→ GIVEN MATERIAL:
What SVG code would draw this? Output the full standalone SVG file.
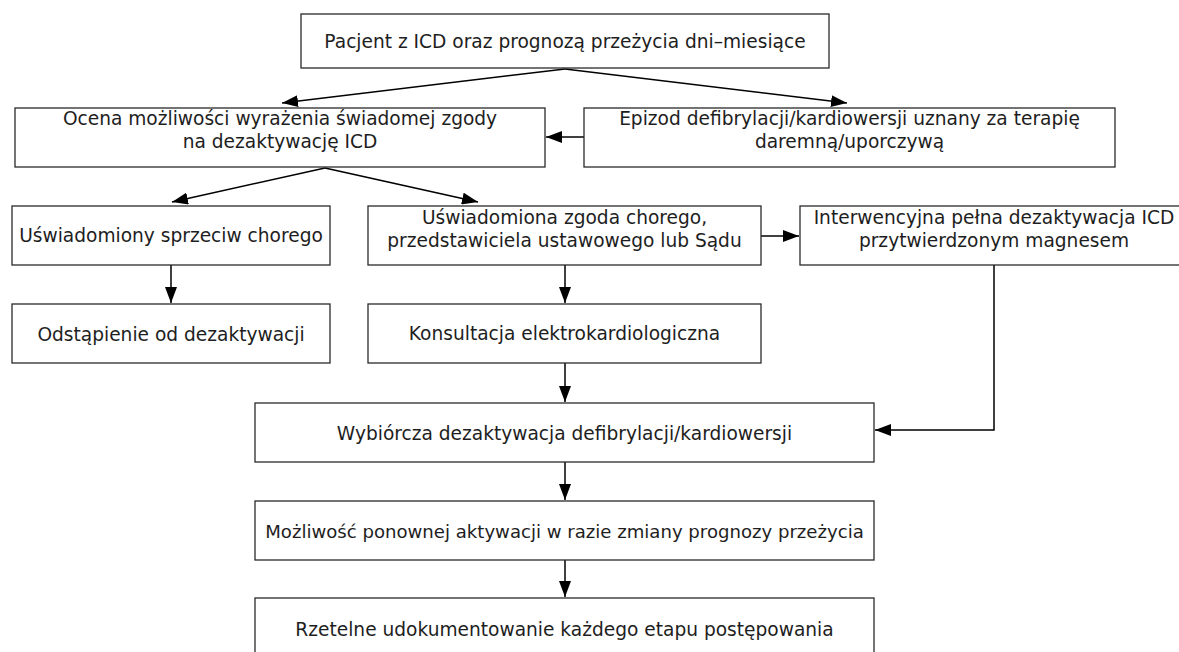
<svg xmlns="http://www.w3.org/2000/svg" width="1179" height="652" viewBox="0 0 1179 652">
<style>
.box{fill:#fff;stroke:#2a2a2a;stroke-width:1.3}
.t{font-family:"DejaVu Sans","Liberation Sans",sans-serif;font-size:18.6px;fill:#1e1e1e;text-anchor:middle}
.c{fill:none;stroke:#000;stroke-width:1.5;marker-end:url(#ah)}
</style>
<defs>
<marker id="ah" viewBox="0 0 16 12" refX="16" refY="6" markerWidth="16" markerHeight="12" markerUnits="userSpaceOnUse" orient="auto">
<path d="M0,0 L16,6 L0,12 z" fill="#000"/>
</marker>
</defs>
<rect width="1179" height="652" fill="#fff"/>
<g id="connectors">
<line class="c" x1="565" y1="69" x2="282" y2="103"/>
<line class="c" x1="565" y1="69" x2="847" y2="103"/>
<line class="c" x1="584" y1="137" x2="546" y2="137"/>
<line class="c" x1="325" y1="168" x2="172" y2="202"/>
<line class="c" x1="325" y1="168" x2="478" y2="202"/>
<line class="c" x1="171" y1="265" x2="171" y2="303"/>
<line class="c" x1="565" y1="265" x2="565" y2="303"/>
<line class="c" x1="761" y1="236" x2="799" y2="236"/>
<line class="c" x1="565" y1="363" x2="565" y2="402"/>
<path class="c" d="M994,265 V430 H875"/>
<line class="c" x1="565" y1="462" x2="565" y2="500"/>
<line class="c" x1="565" y1="560" x2="565" y2="597"/>
</g>
<g id="n-pacjent">
<rect class="box" x="301" y="14" width="528" height="54"/>
<text class="t" x="565" y="48">Pacjent z ICD oraz prognozą przeżycia dni–miesiące</text>
</g>
<g id="n-ocena">
<rect class="box" x="15" y="108" width="530" height="59"/>
<text class="t" x="280" y="125">Ocena możliwości wyrażenia świadomej zgody</text>
<text class="t" x="280" y="148">na dezaktywację ICD</text>
</g>
<g id="n-epizod">
<rect class="box" x="584" y="108" width="531" height="59"/>
<text class="t" x="849.5" y="125">Epizod defibrylacji/kardiowersji uznany za terapię</text>
<text class="t" x="849.5" y="148">daremną/uporczywą</text>
</g>
<g id="n-sprzeciw">
<rect class="box" x="12" y="206" width="318" height="59"/>
<text class="t" x="171" y="242">Uświadomiony sprzeciw chorego</text>
</g>
<g id="n-zgoda">
<rect class="box" x="368" y="206" width="393" height="59"/>
<text class="t" x="564.5" y="224">Uświadomiona zgoda chorego,</text>
<text class="t" x="564.5" y="247">przedstawiciela ustawowego lub Sądu</text>
</g>
<g id="n-interwencyjna">
<rect class="box" x="800" y="206" width="388" height="59"/>
<text class="t" x="994" y="224">Interwencyjna pełna dezaktywacja ICD</text>
<text class="t" x="994" y="247">przytwierdzonym magnesem</text>
</g>
<g id="n-odstapienie">
<rect class="box" x="12" y="304" width="318" height="59"/>
<text class="t" x="171" y="341">Odstąpienie od dezaktywacji</text>
</g>
<g id="n-konsultacja">
<rect class="box" x="368" y="304" width="393" height="59"/>
<text class="t" x="564.5" y="340">Konsultacja elektrokardiologiczna</text>
</g>
<g id="n-wybiorcza">
<rect class="box" x="255" y="403" width="619" height="59"/>
<text class="t" x="564.5" y="440">Wybiórcza dezaktywacja defibrylacji/kardiowersji</text>
</g>
<g id="n-mozliwosc">
<rect class="box" x="255" y="501" width="619" height="59"/>
<text class="t" x="564.5" y="538" style="font-size:18.1px">Możliwość ponownej aktywacji w razie zmiany prognozy przeżycia</text>
</g>
<g id="n-rzetelne">
<rect class="box" x="255" y="598" width="619" height="62"/>
<text class="t" x="564.5" y="636">Rzetelne udokumentowanie każdego etapu postępowania</text>
</g>
</svg>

→ STATED GOAL:
Set down all the data again exactly as above, pictures excluded.

→ RESULT FOR THIS TASK:
What SVG code would draw this? Output the full standalone SVG file.
<svg xmlns="http://www.w3.org/2000/svg" width="1179" height="652" viewBox="0 0 1179 652">
<style>
.box{fill:#fff;stroke:#2a2a2a;stroke-width:1.3}
.t{font-family:"DejaVu Sans","Liberation Sans",sans-serif;font-size:18.6px;fill:#1e1e1e;text-anchor:middle}
.c{fill:none;stroke:#000;stroke-width:1.5;marker-end:url(#ah)}
</style>
<defs>
<marker id="ah" viewBox="0 0 16 12" refX="16" refY="6" markerWidth="16" markerHeight="12" markerUnits="userSpaceOnUse" orient="auto">
<path d="M0,0 L16,6 L0,12 z" fill="#000"/>
</marker>
</defs>
<rect width="1179" height="652" fill="#fff"/>
<g id="connectors">
<line class="c" x1="565" y1="69" x2="282" y2="103"/>
<line class="c" x1="565" y1="69" x2="847" y2="103"/>
<line class="c" x1="584" y1="137" x2="546" y2="137"/>
<line class="c" x1="325" y1="168" x2="172" y2="202"/>
<line class="c" x1="325" y1="168" x2="478" y2="202"/>
<line class="c" x1="171" y1="265" x2="171" y2="303"/>
<line class="c" x1="565" y1="265" x2="565" y2="303"/>
<line class="c" x1="761" y1="236" x2="799" y2="236"/>
<line class="c" x1="565" y1="363" x2="565" y2="402"/>
<path class="c" d="M994,265 V430 H875"/>
<line class="c" x1="565" y1="462" x2="565" y2="500"/>
<line class="c" x1="565" y1="560" x2="565" y2="597"/>
</g>
<g id="n-pacjent">
<rect class="box" x="301" y="14" width="528" height="54"/>
<text class="t" x="565" y="48">Pacjent z ICD oraz prognozą przeżycia dni–miesiące</text>
</g>
<g id="n-ocena">
<rect class="box" x="15" y="108" width="530" height="59"/>
<text class="t" x="280" y="125">Ocena możliwości wyrażenia świadomej zgody</text>
<text class="t" x="280" y="148">na dezaktywację ICD</text>
</g>
<g id="n-epizod">
<rect class="box" x="584" y="108" width="531" height="59"/>
<text class="t" x="849.5" y="125">Epizod defibrylacji/kardiowersji uznany za terapię</text>
<text class="t" x="849.5" y="148">daremną/uporczywą</text>
</g>
<g id="n-sprzeciw">
<rect class="box" x="12" y="206" width="318" height="59"/>
<text class="t" x="171" y="242">Uświadomiony sprzeciw chorego</text>
</g>
<g id="n-zgoda">
<rect class="box" x="368" y="206" width="393" height="59"/>
<text class="t" x="564.5" y="224">Uświadomiona zgoda chorego,</text>
<text class="t" x="564.5" y="247">przedstawiciela ustawowego lub Sądu</text>
</g>
<g id="n-interwencyjna">
<rect class="box" x="800" y="206" width="388" height="59"/>
<text class="t" x="994" y="224">Interwencyjna pełna dezaktywacja ICD</text>
<text class="t" x="994" y="247">przytwierdzonym magnesem</text>
</g>
<g id="n-odstapienie">
<rect class="box" x="12" y="304" width="318" height="59"/>
<text class="t" x="171" y="341">Odstąpienie od dezaktywacji</text>
</g>
<g id="n-konsultacja">
<rect class="box" x="368" y="304" width="393" height="59"/>
<text class="t" x="564.5" y="340">Konsultacja elektrokardiologiczna</text>
</g>
<g id="n-wybiorcza">
<rect class="box" x="255" y="403" width="619" height="59"/>
<text class="t" x="564.5" y="440">Wybiórcza dezaktywacja defibrylacji/kardiowersji</text>
</g>
<g id="n-mozliwosc">
<rect class="box" x="255" y="501" width="619" height="59"/>
<text class="t" x="564.5" y="538" style="font-size:18.1px">Możliwość ponownej aktywacji w razie zmiany prognozy przeżycia</text>
</g>
<g id="n-rzetelne">
<rect class="box" x="255" y="598" width="619" height="62"/>
<text class="t" x="564.5" y="636">Rzetelne udokumentowanie każdego etapu postępowania</text>
</g>
</svg>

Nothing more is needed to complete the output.